In the present work it is shown that the linear elution strength (LES) model which was adapted from temperature-programming gas chromatography (GC) can also be employed for systematic method development in high-temperature liquid chromatography (HT-HPLC). The ability to predict isothermal retention times based on temperature-gradient as well as isothermal input data was investigated. For a small temperature interval of ΔT=40 °C, both approaches result in very similar predictions. Average relative errors of predicted retention times of 2.7% and 1.9% were observed for simulations based on isothermal and temperature-gradient measurements, respectively. Concurrently, it was investigated whether the accuracy of retention time predictions of segmented temperature gradients can be further improved by temperature dependent calculation of the parameter STST of the LES relationship. It was found that the accuracy of retention time predictions of multi-step temperature gradients can be improved to around 1.5%, if STST was also calculated temperature dependent.
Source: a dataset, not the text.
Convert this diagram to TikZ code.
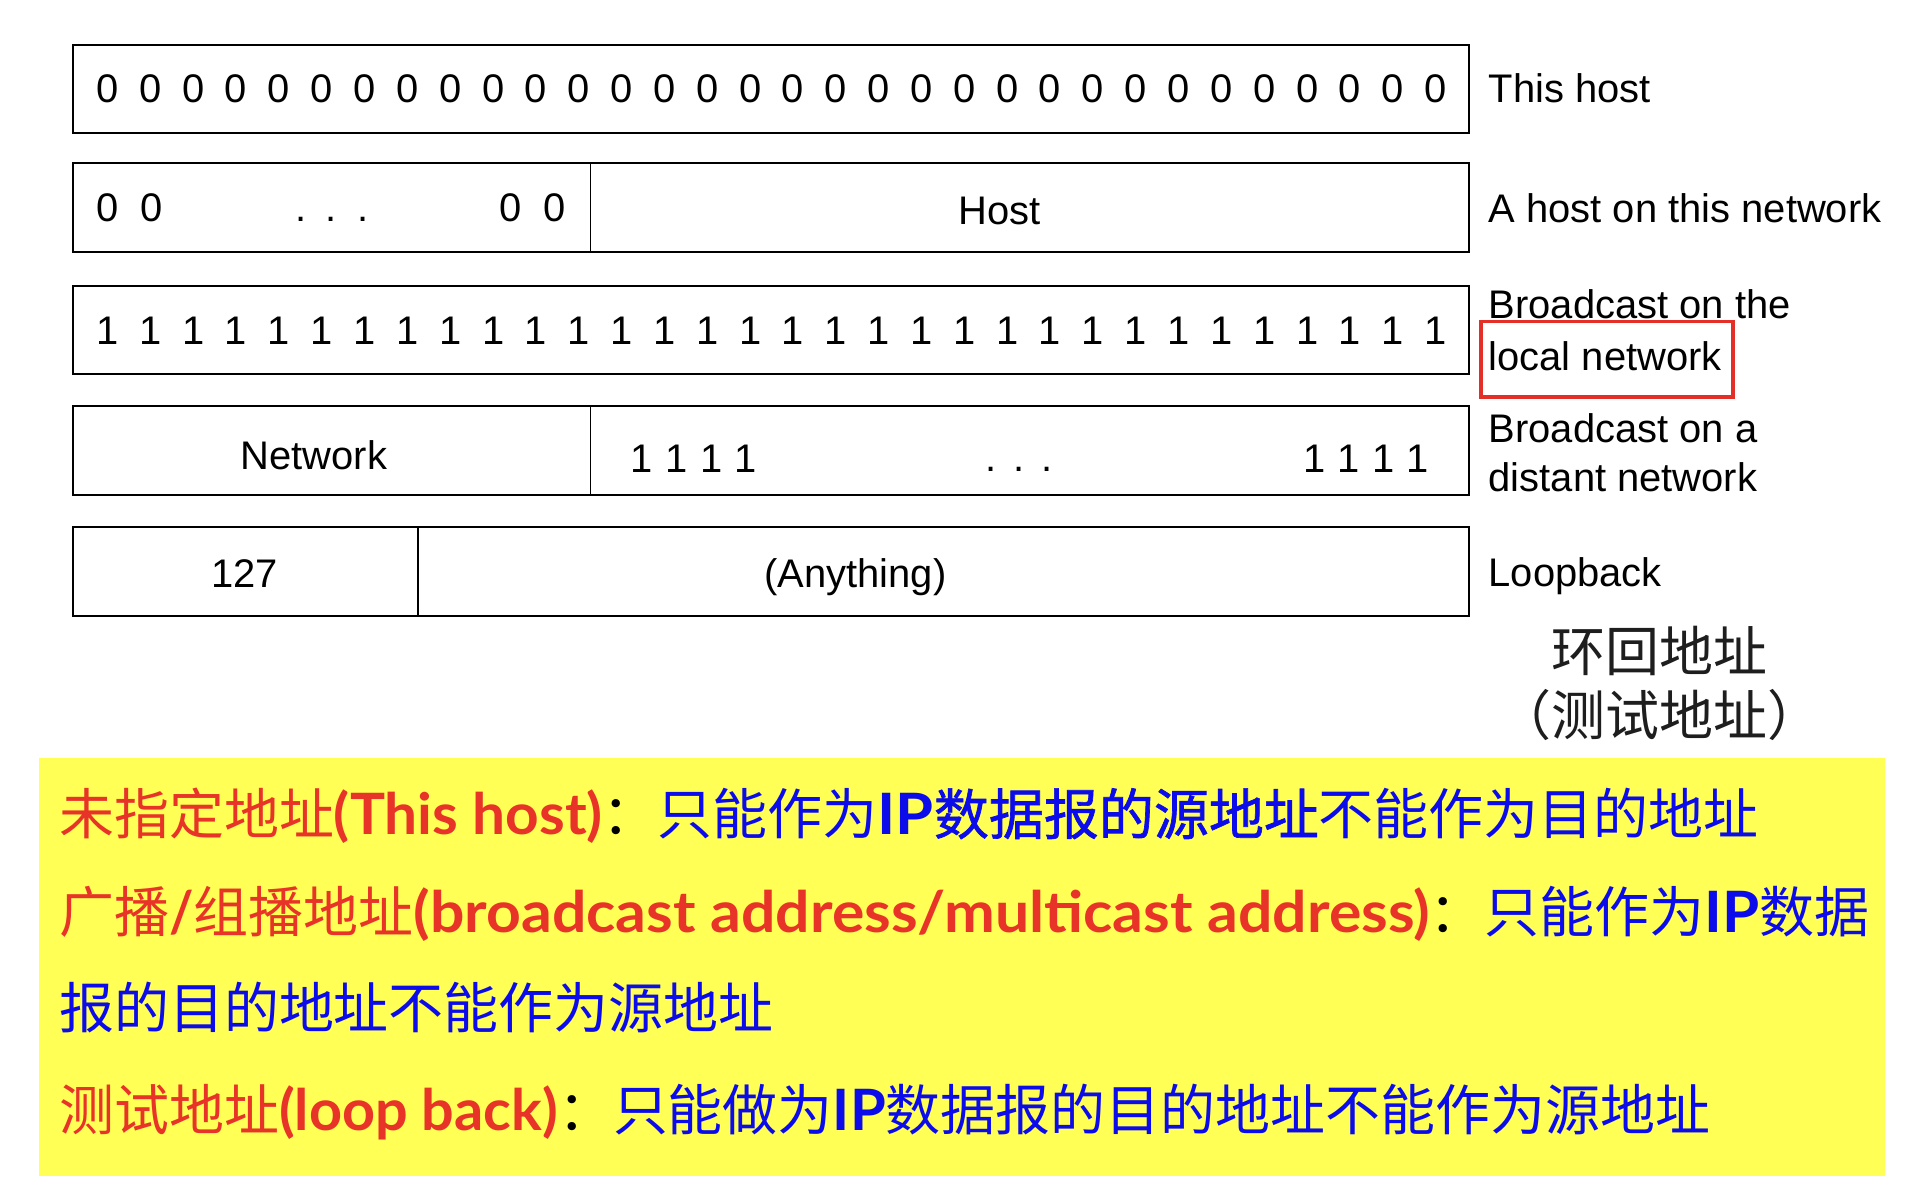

The adjusted experimental design making use of four temperature-gradient measurements was applied for systematic method development of selected food additives by high-temperature liquid chromatography. Method development was performed within a temperature interval from 40 °C to 180 °C using water as mobile phase. Two separation methods were established where selected food additives were baseline separated. In addition, a good agreement between simulation and experiment was observed, because an average relative error of predicted retention times of complex segmented temperature gradients less than 5% was observed. Finally, a schedule of recommendations to assist the practitioner during systematic method development in high-temperature liquid chromatography was established.

► Isothermal retention times were predicted based on temperature-gradient measurements.
► A further parameter of the retention model was calculated temperature-dependent.
► Accuracy of retention times predictions were improved to around 1.5%.
► Temperature-gradient method development for six food additives was performed.
► A schedule of recommendations for systematic method development in HT-HPLC was given.